Kekacauan tersebut akhirnya memicu perang. Perang itu terjadi antara penduduk dataran tinggi Fiji yang masih berpegang pada cara-cara tradisional dan Inggris dengan Fiji dan sekutu Kristen kulit putih di pesisir.
Salah satu faksi tradisionalis bermarkas di Tavuni, yang berlokasi strategis di atas tikungan Sungai Sigatoka. Penggalian dan sejarah lisan menunjukkan bahwa seorang imigran Tonga menetap di Tavuni sekitar tahun 1800. Ia membangun rumah seorang kepala suku dan sekitar enam puluh bangunan lainnya di punggung bukit yang tinggi dan menikah dengan perempuan setempat.
Pada awal tahun 1870-an, penduduk desa di wilayah tersebut memihak suku dataran tinggi Kai Colo dalam perang gerilya. Mereka melawan pemerintah bersatu pertama Fiji yang dipimpin oleh raja Kristen Cakobau.
Pada tahun 1874, raja menyerahkan kendali atas Fiji kepada Kerajaan Inggris dan kemudian berlayar ke Sydney untuk merayakan aneksasi tersebut. Di sana dia dan pihak diplomatik terjangkit penyakit campak. Saat mereka kembali ke Fiji, virus menyebar dengan cepat ke populasi yang tidak memiliki kekebalan. Sekitar 40.000 penduduk asli Fiji tewas dalam epidemi yang mengerikan ini.
Sementara itu, tentara Inggris dan pasukan Cakobau melancarkan serangan brutal untuk mengalahkan Kai Colo dan sekutunya. Selama pertempuran tahun 1876, Tavuni dibakar dan para pemberontak melebur ke dataran tinggi. Setelah ditinggalkan, benteng yang kokoh itu dengan cepat berubah menjadi hutan lebat.

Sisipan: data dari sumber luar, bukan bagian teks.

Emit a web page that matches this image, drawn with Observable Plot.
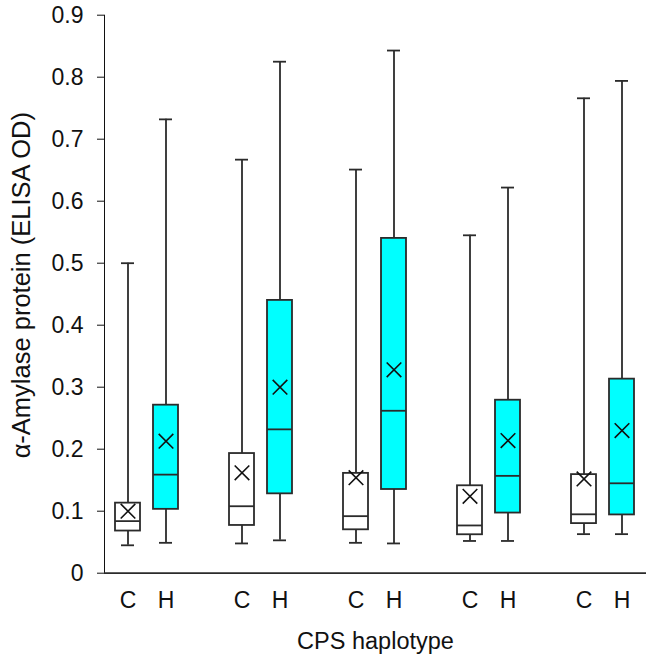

Penemuan yang tidak disengaja
“Semuanya adalah hutan,” kata Lanieta Laulau, yang tumbuh di sebuah desa dekat Tavuni. “Kami biasa datang ke sini untuk mengumpulkan kayu bakar, tapi kami tidak tahu apa-apa tentang masa lalunya.”
Pada tahun 1980-an, penduduk setempat membersihkan situs tersebut. Para arkeolog mengungkap puluhan fondasi rumah dan dinding pelindung yang mengelilingi lereng curam agar dapat diakses oleh wisatawan. Laulau termasuk di antara mereka yang membantu menebang semak belukar. Ia kini menjabat sebagai penjaga monumen bersejarah nasional, yang disewakan kepada pemerintah oleh suku setempat.
Pada bulan Februari, ketika kepala suku setempat meninggal, penduduk desa memilih untuk menguburkannya di titik tertinggi di Tavuni. Saat menggali kuburan, sejumlah besar sisa kerangka manusia muncul. “Ada tumpukan tulang,” kata Laulau kepada Lawler. “Ini bukanlah kuburan satu orang,” tambahnya. “Semuanya campur aduk.”
Laulau keberatan dengan keputusan penduduk desa untuk menggali kuburan di situs bersejarah. Namun ia bernegosiasi untuk menyimpan lusinan tulang untuk analisis ilmiah. Sisanya dikuburkan kembali. Pada kunjungannya di bulan Maret, dia mengambil kantong plastik bening dari kantornya di pusat pengunjung dan dengan hati-hati meletakkan tulang-tulang yang ditemukan di atas meja piknik di luar. Mereka termasuk tengkorak manusia, tulang rahang dengan gigi utuh, dan banyak tulang lengan dan kaki.
Hanya dua kuburan massal yang ditemukan di kepulauan ini, menurut Elia Nakoro, arkeolog senior di Museum Fiji. Namun jenazahnya dikuburkan kembali tanpa analisis. Keduanya berada di sekitar benteng bukit. Beberapa bagian kerangka, tambahnya, ditemukan di luar kuburan tradisional. Hal ini merupakan bagian dari praktik membunyikan permukiman dengan tulang untuk menakut-nakuti penyusup.
Tavuni hanya dihuni oleh penduduk tradisional Fiji. Laulau berargumen bahwa orang-orang yang tewas kemungkinan besar adalah pejuang yang kalah dan dikonsumsi oleh para pembela benteng.